Journalists worked around the clock to get the Angora Fire story out to the public

As the first responders and Meyers community are honored for their resiliency and efforts during the June 24, 2007 Angora Fire, another side of the story was behind the newspaper pages and camera lenses.

Ten years ago was a different time for news, and local online news sources such as South Tahoe Now did not exist, nor was there social media forum one could rely on for local news and updates.

Jeff Munson was the Interim Editor of the Tahoe Daily Tribune (TDT) during the Angora Fire. He is now the editor of CarsonNow.org, but back in 2007 he was at the paper's office thinking it would be any normal day at work.

"We had a plan for the day," Munson wrote in a book TDT published about the Angora Fire. "Photographs were assigned. Stories were being written. Headlines had yet to be scrutinized."

But all of that changed at 2:14 p.m.

From that moment when the first dispatches came over the scanner in his office, everything changed.

"It was bare bone staff at the time since it was Sunday," recalls Munson. "But not for long.
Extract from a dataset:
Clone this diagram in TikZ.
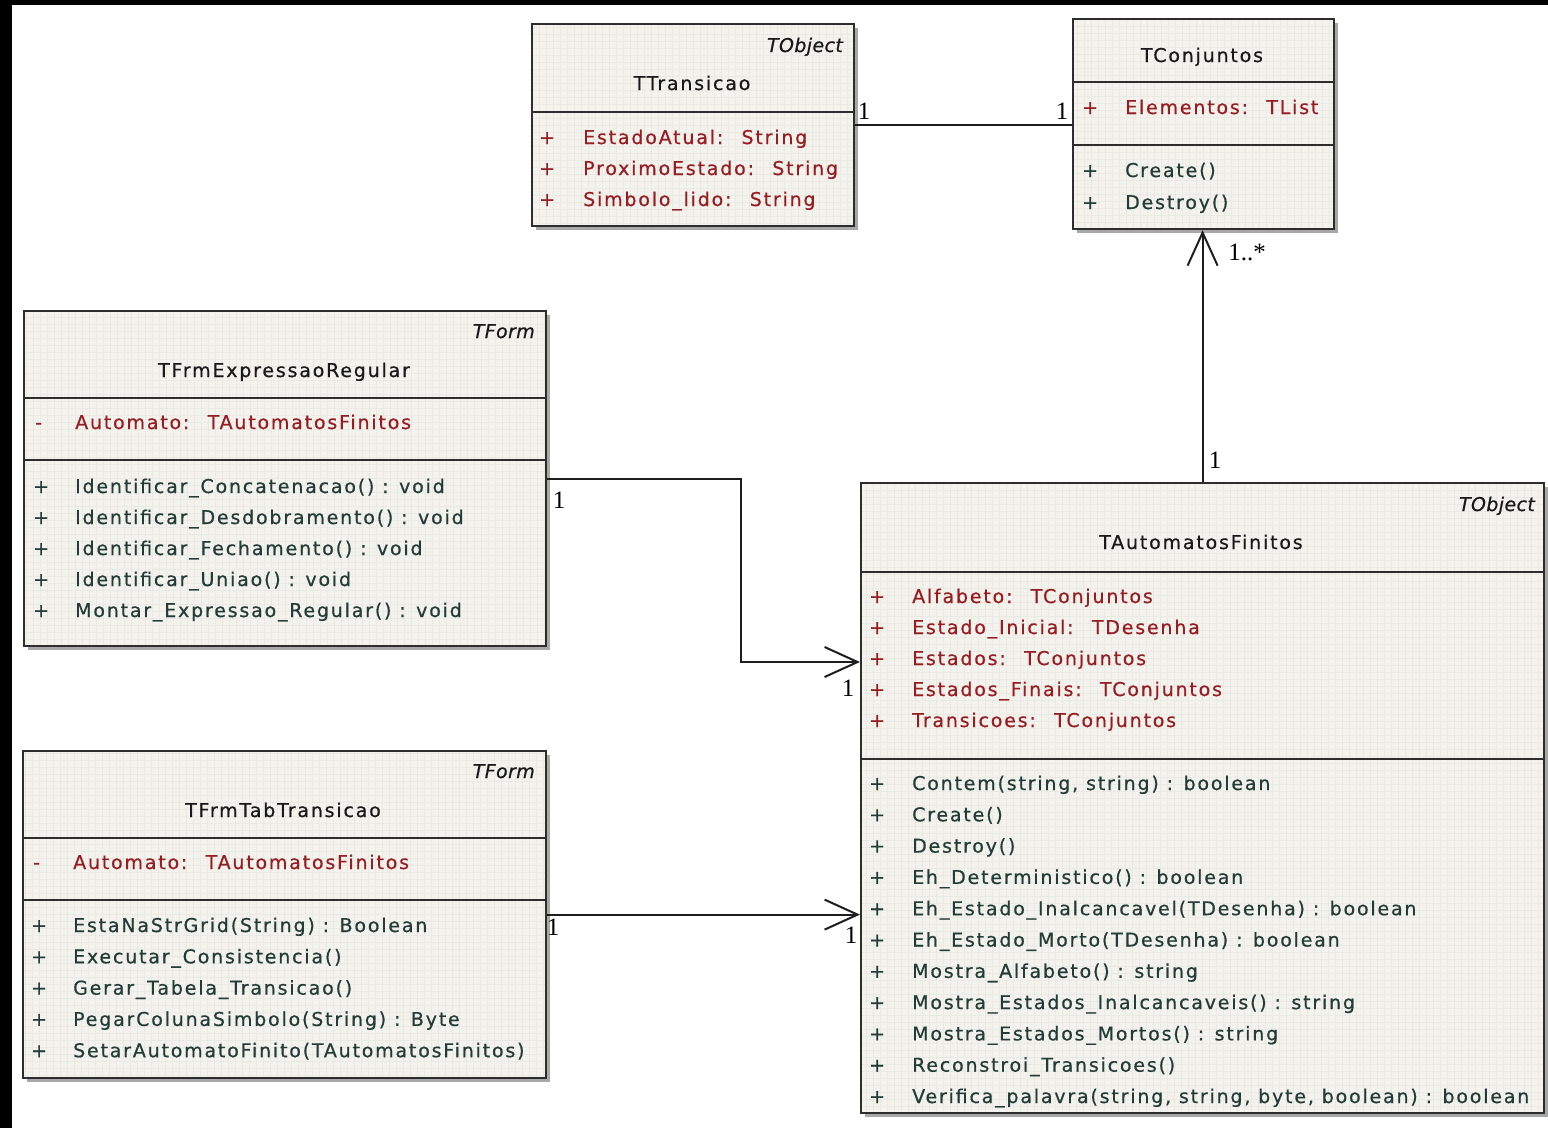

This was all pre-social media, Facebook, Twitter so there was a time, within the first couple of hours where we were the only ones reporting minute by minute on the Tahoe Daily Tribune (TDT) website. It was surreal, with events rapidly changing in seconds."

"Reporter Susan Wood was giving me street by street accounts of what was happening," said Munson. "I remember how she said the entire side of the hill was filling up was black smoke and the scene around her, frantic. So I'm updating the TDT website as quickly as I can, also fielding phone calls from people alerting us about the fire and what we knew about it."

Munson was in the TDT office by himself, taking phone calls, listening to the scanner, updating the website, checking emails, writing about evacuations in progress. He was not alone for long though as Tribune employees who had already gone for the day started arriving quickly to help, from the publisher at the time, Gail Powell, on down the line.

"They answered phone calls, took notes, wrote them up and passed them to me, where I uploaded them as fast as I could to the website," said Munson. "Photographer Dan Thrift came in with several photos, and Jonah Kessel, who was across the lake on the west shore at the time, emailed photos from his vantage point before arriving at the Tribune building."

TDT Sports Editor Steve Yingling was one of those who lost his home during the Angora Fire.

"He got his family to a safe place and then came into work that day," said Munson. "I remember telling him, 'Steve, buddy, we have you covered. Don't worry about us.' But to know Steve as we did, he insisted on working alongside of us and did so through the duration of the fire."

Munson said they worked non-stop during the fire until it was contained.

"It was as if we were in another world for those two weeks," added Munson.